University of Vermont


Deep Dive on Day 1 @ AASHE 2012

by David Manago '13, Davis Center Eco-Rep


After such an amazing day and night at the AASHE Student Summit on Sunday, I thought it would be difficult to match its quality for the second day. Fortunately, the Monday events undoubtedly matched the high standards set the previous day. Additionally, the presentations, workshops, and events were far more diverse than the Student Summit.

Fry Street QuartetThe best part of my morning was the Monday keynote of The Crossroads Project featuring Robert Davies and the Fry Street Quartet. The intermingling of a very moving presentation with the harmonious playing of stringed instruments was nothing short of amazing. He spoke to the disconnect we experience when the systems of our lives seem to operate irrespective to the systems uncovered by science.

He highlighted our stubbornness to accept the hard truths regarded as scientific fact. The audience really enjoyed this speech and I heard far more positive feedback from attendants about his message as opposed to Hunter Lovins’ keynote.

With the calming effect of the keynote speech in the morning, I was ready for more. One of the best presentations of the day was on Sustainability Career Paths for Students in Higher Education. With the audience being 90% students, it was clear that this is a topic in the forefront of the minds of recent and soon to-be graduates. The presenter was focusing on the framework of green jobs and the emerging categories in the green workforce.
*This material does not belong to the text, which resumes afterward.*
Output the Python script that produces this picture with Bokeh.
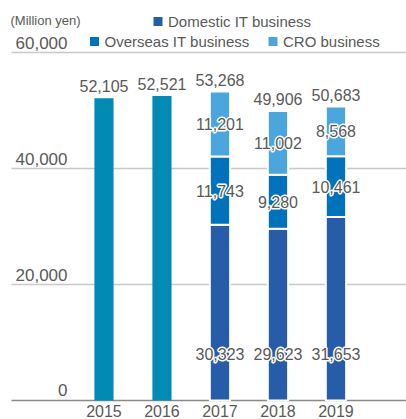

This was very helpful for me, as I’m very motivated to secure a job in the coming months prior to graduating this spring. The workshop offered tools and techniques for finding the jobs we truly want, and encouraged us to work with our career services office to improve their efforts in securing us green jobs.

As for my peers in the audience, it was tough to tell whether they were engaged in the material. I was sad to see 25% of the students leave during the presentation. But for those of us that stayed and actively participated in the workshop - we're certainly better off for it. The students who left the presentation better hope we don't compete for the same job!